List each line holding the string "that".

Records from a data source

+++++

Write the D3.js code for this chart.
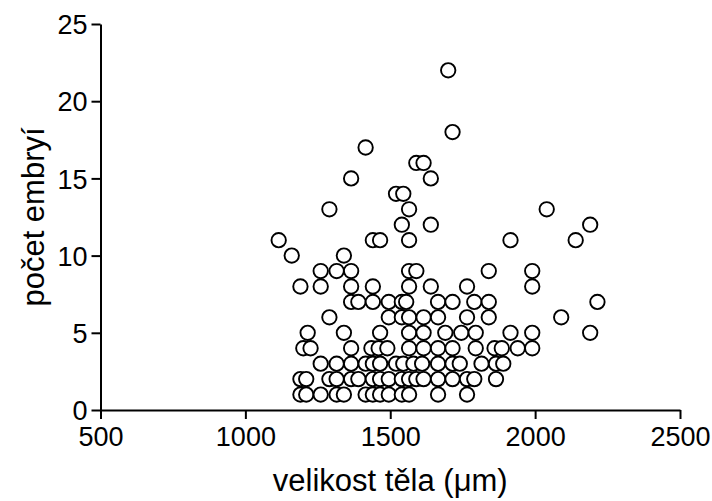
<!DOCTYPE html>
<html>
<head>
<meta charset="utf-8">
<script src="https://cdn.jsdelivr.net/npm/d3@7"></script>
<style>
  html, body { margin: 0; padding: 0; background: #fff; }
  svg { display: block; font-family: "Liberation Sans", Arial, sans-serif; }
</style>
</head>
<body>
<svg width="712" height="501"></svg>
<script>
  // x = body size (um), y = number of embryos
  const xTicks = [500, 1000, 1500, 2000, 2500]
  const yTicks = [0, 5, 10, 15, 20, 25]

  // each entry: embryo count, then the body sizes that had it
  const embryoCounts = [22, 18, 17, 16, 15, 14, 13, 12, 11, 10, 9, 8, 7, 6, 5, 4, 3, 2, 1]
  const bodySizes = [
    [1700],
    [1715],
    [1415],
    [1590, 1615],
    [1365, 1640],
    [1520, 1545],
    [1290, 1565, 2040],
    [1540, 1640, 2190],
    [1115, 1440, 1465, 1565, 1915, 2140],
    [1160, 1340],
    [1260, 1315, 1365, 1565, 1590, 1840, 1990],
    [1190, 1260, 1365, 1440, 1565, 1640, 1765, 1990],
    [1365, 1390, 1440, 1495, 1540, 1555, 1665, 1715, 1790, 1840, 2215],
    [1290, 1495, 1540, 1565, 1615, 1665, 1765, 1840, 2090],
    [1215, 1340, 1465, 1565, 1615, 1690, 1745, 1795, 1915, 1990, 2190],
    [1200, 1225, 1365, 1435, 1460, 1490, 1565, 1615, 1665, 1715, 1795, 1860, 1885, 1940, 1990],
    [1260, 1315, 1365, 1415, 1440, 1465, 1520, 1545, 1580, 1610, 1665, 1715, 1740, 1815, 1865, 1890],
    [1190, 1210, 1290, 1315, 1365, 1390, 1440, 1465, 1495, 1540, 1565, 1590, 1615, 1665, 1715, 1765, 1790, 1865],
    [1190, 1210, 1260, 1315, 1340, 1415, 1440, 1465, 1495, 1540, 1565, 1665, 1765]
  ]

  const points = []
  embryoCounts.forEach((c, i) => {
    bodySizes[i].forEach(s => points.push({ size: s, count: c }))
  })
  points.sort((a, b) => a.size - b.size)

  const svg = d3.select('svg')

  const x = d3.scaleLinear().domain([500, 2500]).range([100.5, 680])
  const y = d3.scaleLinear().domain([0, 25]).range([410, 24])

  svg.append('g').
    attr('transform', `translate(0,${y(0)})`).
    call(d3.axisBottom(x).tickValues(xTicks).tickFormat(d3.format('d')).
      tickSize(9).tickSizeOuter(0).tickPadding(8))

  const yAxis = svg.append('g').
    attr('transform', `translate(${x(500)},0)`).
    call(d3.axisLeft(y).tickValues(yTicks).tickFormat(d3.format('d')).
      tickSize(9).tickSizeOuter(0).tickPadding(4))

  svg.selectAll('.domain, .tick line').
    attr('stroke', '#000').
    attr('stroke-width', 2)

  svg.selectAll('.tick text').
    attr('fill', '#000').
    attr('font-size', 27).
    attr('font-family', '"Liberation Sans", Arial, sans-serif')

  yAxis.selectAll('.tick text').attr('dy', '0.36em')

  svg.append('g').selectAll('circle').data(points).
    enter().append('circle').
    attr('cx', d => x(d.size)).
    attr('cy', d => y(d.count)).
    attr('r', 7.2).
    attr('fill', '#fff').
    attr('stroke', '#000').
    attr('stroke-width', 1.9)

  svg.append('text').
    attr('x', (x.range()[0] + x.range()[1]) / 2).
    attr('y', 491).
    attr('text-anchor', 'middle').
    attr('font-size', 31).
    attr('fill', '#000').
    text('velikost těla (μm)')

  svg.append('text').
    attr('transform', `translate(44,${(y.range()[0] + y.range()[1]) / 2}) rotate(-90)`).
    attr('text-anchor', 'middle').
    attr('font-size', 31).
    attr('fill', '#000').
    text('počet embryí')
</script>
</body>
</html>
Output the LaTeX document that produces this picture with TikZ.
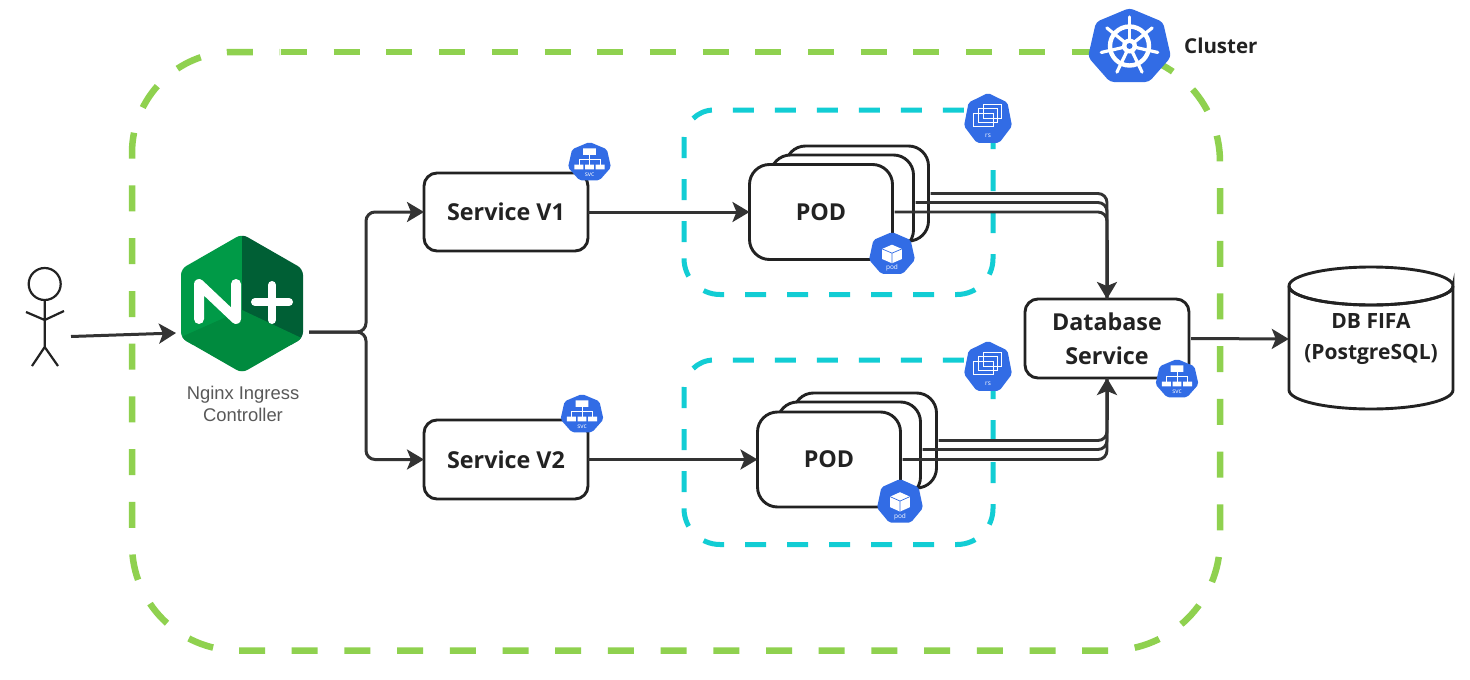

+++++

**ANSWER TO THE PROBLEM**
  // each entry: embryo count, then the body sizes that had it
Output the LaTeX document that produces this picture with TikZ.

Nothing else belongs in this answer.